Me queda pendiente hablar de mis andanzas como espectador, jugador y de nuevo espectador de futbol americano, y como espectador de tenis; del primero habló mi amigo Enrique Krauze; el segundo no lo mencionó, pero fue igual de importante, lo mismo que el automovilismo, y del mundo extrañísimo del frontón.

Impresiona el impacto que causó el fallecimiento de Carlos Monsiváis; impresiona más que ninguno de los que hablan, hablen de algún libro, de su obra, sino de su amistad con él, de las causas que defendió, de sus ocurrencias, sus anécdotas, las aventuras que tuvieron juntos; también, que quienes lo elogian sean los que combatió, de los que se burló, y que lo hagan como si lo hubieran leído: alguna vez él se quejaba de que publicar en México era azaroso, porque la gente no sabía que se había publicado; si lo sabían, no sabían qué; si sabían, no lo habían leído, y si lo habían leído, no lo habían entendido; han comenzado a aparecer los críticos; ¿saldrán los detractores, lo que tenían qué reclamarle? Y a ellos, ¿los dejarán hablar?

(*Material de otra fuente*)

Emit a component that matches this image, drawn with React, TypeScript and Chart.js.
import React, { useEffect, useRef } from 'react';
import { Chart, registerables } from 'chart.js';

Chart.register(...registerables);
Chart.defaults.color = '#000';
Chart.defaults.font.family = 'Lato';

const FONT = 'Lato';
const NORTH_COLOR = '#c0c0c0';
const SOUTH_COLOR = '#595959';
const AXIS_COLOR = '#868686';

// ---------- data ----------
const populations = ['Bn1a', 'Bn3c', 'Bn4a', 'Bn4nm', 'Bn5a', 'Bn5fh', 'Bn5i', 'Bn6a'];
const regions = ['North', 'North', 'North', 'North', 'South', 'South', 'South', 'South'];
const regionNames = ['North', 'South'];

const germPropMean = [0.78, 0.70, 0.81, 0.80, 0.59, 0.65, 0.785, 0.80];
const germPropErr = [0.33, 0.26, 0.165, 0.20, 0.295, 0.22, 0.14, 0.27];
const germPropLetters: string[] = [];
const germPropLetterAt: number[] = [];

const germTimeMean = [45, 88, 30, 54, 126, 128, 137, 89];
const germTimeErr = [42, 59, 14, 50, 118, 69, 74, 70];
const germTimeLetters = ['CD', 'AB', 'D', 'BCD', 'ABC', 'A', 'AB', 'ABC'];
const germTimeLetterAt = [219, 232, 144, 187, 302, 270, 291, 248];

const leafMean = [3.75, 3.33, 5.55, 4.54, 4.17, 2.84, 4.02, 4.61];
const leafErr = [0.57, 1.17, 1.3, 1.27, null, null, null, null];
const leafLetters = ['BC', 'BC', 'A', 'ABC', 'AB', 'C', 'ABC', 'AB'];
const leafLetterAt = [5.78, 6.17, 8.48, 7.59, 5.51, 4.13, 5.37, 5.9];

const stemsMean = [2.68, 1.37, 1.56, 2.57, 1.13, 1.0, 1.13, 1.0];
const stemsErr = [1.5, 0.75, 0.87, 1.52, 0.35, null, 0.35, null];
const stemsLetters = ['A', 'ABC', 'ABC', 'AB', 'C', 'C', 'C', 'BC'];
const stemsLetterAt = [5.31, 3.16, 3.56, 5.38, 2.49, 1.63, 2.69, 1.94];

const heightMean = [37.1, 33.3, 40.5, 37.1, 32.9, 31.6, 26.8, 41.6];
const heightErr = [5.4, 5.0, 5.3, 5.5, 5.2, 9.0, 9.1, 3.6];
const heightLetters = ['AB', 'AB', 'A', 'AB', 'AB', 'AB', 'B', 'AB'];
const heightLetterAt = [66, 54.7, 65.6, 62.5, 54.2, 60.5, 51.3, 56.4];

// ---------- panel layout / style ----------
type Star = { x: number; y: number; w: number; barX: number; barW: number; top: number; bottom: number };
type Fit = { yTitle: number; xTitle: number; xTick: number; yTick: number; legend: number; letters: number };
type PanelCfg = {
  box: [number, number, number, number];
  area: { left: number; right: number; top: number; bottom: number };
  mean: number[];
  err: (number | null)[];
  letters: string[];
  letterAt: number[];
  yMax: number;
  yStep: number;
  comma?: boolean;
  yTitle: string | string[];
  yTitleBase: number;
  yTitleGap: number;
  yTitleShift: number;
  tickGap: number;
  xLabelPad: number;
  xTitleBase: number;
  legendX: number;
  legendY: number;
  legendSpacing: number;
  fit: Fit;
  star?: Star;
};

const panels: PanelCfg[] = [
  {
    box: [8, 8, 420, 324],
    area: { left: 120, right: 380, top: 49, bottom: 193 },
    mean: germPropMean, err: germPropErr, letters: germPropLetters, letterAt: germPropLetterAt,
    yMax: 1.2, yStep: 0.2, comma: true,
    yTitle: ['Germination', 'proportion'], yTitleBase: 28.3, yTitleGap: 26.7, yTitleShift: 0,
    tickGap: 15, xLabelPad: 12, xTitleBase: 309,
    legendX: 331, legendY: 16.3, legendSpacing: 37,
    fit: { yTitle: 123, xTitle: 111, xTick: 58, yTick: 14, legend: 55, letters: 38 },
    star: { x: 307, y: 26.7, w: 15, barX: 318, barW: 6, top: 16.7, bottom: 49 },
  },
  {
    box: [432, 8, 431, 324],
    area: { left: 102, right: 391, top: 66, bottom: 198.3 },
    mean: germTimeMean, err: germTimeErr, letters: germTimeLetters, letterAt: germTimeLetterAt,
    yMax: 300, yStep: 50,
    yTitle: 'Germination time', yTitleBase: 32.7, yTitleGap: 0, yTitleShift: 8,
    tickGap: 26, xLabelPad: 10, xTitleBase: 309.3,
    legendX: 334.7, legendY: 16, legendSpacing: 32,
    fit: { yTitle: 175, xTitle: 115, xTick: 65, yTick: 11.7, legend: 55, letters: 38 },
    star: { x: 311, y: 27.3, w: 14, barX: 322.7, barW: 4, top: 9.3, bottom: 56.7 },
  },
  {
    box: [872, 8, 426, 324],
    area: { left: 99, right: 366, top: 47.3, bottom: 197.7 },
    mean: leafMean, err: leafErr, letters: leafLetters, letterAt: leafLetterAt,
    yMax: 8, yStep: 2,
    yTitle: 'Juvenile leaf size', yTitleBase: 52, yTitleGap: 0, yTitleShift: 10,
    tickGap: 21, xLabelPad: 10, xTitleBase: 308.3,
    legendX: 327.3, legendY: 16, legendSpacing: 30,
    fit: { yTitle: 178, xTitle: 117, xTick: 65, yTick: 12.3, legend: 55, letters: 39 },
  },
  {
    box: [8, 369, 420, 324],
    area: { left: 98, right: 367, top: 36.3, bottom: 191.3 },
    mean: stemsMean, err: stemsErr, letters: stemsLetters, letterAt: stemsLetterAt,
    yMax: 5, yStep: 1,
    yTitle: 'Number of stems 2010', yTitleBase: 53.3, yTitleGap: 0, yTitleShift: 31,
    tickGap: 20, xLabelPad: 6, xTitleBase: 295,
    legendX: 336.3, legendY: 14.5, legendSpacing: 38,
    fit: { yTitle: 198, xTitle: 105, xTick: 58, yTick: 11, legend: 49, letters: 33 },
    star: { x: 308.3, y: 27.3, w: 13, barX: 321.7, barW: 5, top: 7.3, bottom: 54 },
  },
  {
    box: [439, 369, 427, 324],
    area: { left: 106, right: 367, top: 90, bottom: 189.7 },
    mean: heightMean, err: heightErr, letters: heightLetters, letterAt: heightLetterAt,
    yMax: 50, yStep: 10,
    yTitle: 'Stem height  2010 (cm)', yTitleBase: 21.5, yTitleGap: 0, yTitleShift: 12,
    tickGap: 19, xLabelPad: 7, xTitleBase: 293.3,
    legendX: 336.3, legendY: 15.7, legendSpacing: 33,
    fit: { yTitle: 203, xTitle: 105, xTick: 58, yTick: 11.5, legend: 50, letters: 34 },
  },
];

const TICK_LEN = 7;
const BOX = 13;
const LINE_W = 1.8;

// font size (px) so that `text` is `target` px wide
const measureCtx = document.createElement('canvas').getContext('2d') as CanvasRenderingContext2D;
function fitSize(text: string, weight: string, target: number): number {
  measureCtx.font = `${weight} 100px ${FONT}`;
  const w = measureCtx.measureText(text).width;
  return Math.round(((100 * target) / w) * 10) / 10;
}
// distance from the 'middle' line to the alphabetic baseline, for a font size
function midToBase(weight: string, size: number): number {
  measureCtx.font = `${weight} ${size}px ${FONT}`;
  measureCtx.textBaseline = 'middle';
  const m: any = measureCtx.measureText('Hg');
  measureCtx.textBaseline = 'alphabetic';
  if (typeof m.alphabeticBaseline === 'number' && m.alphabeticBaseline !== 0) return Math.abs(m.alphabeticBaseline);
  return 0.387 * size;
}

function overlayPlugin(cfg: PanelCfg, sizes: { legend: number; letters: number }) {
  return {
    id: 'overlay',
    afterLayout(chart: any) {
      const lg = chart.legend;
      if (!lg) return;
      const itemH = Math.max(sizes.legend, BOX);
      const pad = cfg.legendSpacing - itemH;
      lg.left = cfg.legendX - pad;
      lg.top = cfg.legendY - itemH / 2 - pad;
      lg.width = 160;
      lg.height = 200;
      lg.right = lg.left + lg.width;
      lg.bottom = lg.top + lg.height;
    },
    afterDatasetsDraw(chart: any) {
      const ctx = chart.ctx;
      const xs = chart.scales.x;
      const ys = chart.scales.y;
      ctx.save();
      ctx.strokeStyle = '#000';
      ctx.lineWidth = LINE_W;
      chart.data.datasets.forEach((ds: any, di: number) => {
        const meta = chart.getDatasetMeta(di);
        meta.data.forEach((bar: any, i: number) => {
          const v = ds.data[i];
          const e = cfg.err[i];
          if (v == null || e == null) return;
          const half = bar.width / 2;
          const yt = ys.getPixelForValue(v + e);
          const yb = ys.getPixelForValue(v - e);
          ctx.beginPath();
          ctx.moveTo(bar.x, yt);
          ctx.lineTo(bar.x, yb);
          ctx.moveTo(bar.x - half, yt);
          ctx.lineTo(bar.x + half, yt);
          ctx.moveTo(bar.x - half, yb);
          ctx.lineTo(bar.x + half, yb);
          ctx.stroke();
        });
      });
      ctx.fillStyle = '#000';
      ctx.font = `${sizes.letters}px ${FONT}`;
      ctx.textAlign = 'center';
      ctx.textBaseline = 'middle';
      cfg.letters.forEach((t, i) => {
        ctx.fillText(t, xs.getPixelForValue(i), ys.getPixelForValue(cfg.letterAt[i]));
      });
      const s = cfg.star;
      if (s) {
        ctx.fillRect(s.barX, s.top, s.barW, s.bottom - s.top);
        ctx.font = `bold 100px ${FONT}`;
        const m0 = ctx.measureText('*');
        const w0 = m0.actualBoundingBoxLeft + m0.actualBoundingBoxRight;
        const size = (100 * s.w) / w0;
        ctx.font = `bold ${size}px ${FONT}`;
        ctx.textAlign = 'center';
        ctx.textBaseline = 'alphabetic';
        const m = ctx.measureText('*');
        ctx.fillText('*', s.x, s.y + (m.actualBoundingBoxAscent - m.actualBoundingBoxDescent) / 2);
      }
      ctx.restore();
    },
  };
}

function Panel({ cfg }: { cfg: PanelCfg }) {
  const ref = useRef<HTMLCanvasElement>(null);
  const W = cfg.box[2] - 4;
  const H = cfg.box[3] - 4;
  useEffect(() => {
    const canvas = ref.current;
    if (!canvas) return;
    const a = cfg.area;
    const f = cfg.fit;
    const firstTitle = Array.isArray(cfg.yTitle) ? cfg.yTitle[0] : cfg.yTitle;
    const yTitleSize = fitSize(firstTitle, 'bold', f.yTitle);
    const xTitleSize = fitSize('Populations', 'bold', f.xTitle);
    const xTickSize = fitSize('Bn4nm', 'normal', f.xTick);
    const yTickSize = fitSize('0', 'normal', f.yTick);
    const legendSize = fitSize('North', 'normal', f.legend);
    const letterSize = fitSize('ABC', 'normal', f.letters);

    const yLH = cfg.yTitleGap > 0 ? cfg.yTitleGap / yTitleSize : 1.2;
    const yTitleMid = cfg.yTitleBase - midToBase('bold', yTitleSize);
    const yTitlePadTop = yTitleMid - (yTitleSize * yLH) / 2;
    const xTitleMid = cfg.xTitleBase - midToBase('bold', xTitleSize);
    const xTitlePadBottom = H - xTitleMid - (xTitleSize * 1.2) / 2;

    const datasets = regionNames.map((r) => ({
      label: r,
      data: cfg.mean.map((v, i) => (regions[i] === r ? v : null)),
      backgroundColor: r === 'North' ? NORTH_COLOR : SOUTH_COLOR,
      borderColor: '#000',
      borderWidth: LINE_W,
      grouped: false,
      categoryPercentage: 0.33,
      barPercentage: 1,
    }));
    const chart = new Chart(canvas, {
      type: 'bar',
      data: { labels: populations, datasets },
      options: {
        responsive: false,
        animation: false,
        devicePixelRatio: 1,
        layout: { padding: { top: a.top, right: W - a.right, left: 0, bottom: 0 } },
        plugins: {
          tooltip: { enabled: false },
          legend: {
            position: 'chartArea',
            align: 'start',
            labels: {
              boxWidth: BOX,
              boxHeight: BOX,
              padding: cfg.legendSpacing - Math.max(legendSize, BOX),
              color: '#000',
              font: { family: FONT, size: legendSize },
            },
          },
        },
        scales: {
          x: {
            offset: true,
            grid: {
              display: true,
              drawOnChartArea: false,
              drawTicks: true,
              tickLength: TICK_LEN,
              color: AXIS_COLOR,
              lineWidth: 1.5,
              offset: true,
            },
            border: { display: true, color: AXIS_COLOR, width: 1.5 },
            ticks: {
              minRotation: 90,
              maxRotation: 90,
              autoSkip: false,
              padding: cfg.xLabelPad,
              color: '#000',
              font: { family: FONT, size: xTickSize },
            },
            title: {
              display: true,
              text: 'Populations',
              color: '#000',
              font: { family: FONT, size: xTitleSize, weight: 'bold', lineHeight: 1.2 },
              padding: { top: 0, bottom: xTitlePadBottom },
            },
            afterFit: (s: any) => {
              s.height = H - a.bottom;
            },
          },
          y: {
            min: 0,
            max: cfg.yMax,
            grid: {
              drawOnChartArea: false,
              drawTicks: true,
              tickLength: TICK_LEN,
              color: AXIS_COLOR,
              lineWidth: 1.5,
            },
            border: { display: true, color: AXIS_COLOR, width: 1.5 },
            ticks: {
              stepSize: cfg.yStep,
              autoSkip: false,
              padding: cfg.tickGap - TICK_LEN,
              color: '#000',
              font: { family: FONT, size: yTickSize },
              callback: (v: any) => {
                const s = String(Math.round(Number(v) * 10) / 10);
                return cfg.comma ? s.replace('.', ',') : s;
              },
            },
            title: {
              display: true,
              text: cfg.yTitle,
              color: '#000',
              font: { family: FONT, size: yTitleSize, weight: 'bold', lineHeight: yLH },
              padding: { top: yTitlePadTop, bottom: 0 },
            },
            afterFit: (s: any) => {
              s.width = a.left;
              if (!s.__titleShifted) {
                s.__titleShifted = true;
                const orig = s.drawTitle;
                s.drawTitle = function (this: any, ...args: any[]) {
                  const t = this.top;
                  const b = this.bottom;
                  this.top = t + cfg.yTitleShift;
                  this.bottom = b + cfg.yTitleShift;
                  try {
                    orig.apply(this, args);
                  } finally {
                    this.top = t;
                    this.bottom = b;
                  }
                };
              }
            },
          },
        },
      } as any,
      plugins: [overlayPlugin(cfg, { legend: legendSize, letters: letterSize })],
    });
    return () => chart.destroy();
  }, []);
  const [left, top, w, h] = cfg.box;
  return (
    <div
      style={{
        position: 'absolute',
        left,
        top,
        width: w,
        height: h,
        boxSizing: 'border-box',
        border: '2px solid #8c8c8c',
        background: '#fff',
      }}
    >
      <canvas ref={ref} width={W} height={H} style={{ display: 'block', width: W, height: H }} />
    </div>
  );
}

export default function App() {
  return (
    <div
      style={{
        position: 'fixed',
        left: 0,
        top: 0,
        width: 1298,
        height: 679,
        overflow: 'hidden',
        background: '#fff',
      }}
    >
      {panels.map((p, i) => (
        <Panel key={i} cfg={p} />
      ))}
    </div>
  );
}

Otra posdata: durante la semana pasada hubo tres blanqueadas diarias en las Ligas Mayores, excepto el viernes, que hubo cuatro y la quinta se frustró en la novena entrada; hasta el viernes, 21 juegos habían terminado con marcador de 1-0, y el mismo viernes se lanzó el cuarto juego sin hit de la temporada, más tres de un hit hasta el 25 de junio; en 1908, 1917, 1969 y 1990 hubo seis juegos sin hit en toda la temporada; faltan tres meses y medio para alcanzar y romper esa marca; pero hay millones viendo juegos de futbol que ellos mismos califican de malos y feos.